Once again, I decided to change my research direction, and I chose to work on topological materials. That was a right decision.
I was appointed a full professor at Osaka University in 2007. In Japan, universities provide no start-up funding, and it is the responsibility of a newly appointed faculty to raise sufficient third-party funding to equip their lab. In 2007, the high-temperature superconductivity was already considered to be an overhyped and unproductive problem and it was difficult to obtain large-scale funding for high-temperature superconductivity. Once again, I decided to change my research direction, and I chose to work on topological materials. That was a right decision. I became one of the pioneers in this new field and I was able to obtain a series of large-scale funding on this topic in Japan. But I became increasingly more frustrated at the research environment of a Japanese university (because the Japanese government kept decreasing the basic budget for national universities) and eventually decided to move to a foreign country. I was invited to interviews at various universities in the US, Canada, and Europe. The University of Cologne was the first university which came up with an offer to satisfy my requirements, so I decided to come to Cologne.

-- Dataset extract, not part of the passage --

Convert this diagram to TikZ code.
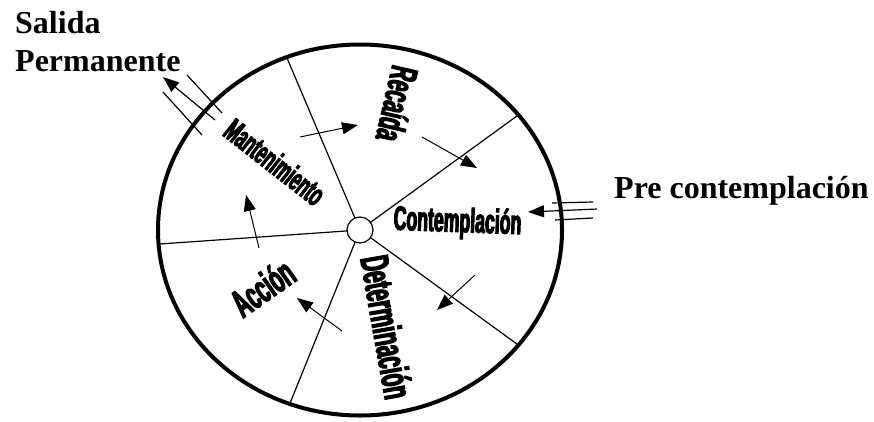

After coming to Cologne in 2015, I decided to make yet another change in my research direction. This time, I decided to pursue mesoscopic device physics to investigate the fascinating non-Abelian nature of Majorana zero mode in topological superconductors and its application to topological quantum computing. It is interesting that I (sort of) came back to the topic of my master thesis, mesoscopic superconductivity. But this time, I am well equipped. Moreover, the framework of ML4Q enhances my chance of success through fruitful collaborations. I am quite positive that we can make fundamental contributions to the development of topological quantum computing and leave the name of ML4Q in the history of quantum technologies.
It is interesting that I (sort of) came back to the topic of my master thesis, mesoscopic superconductivity. But this time, I am well equipped.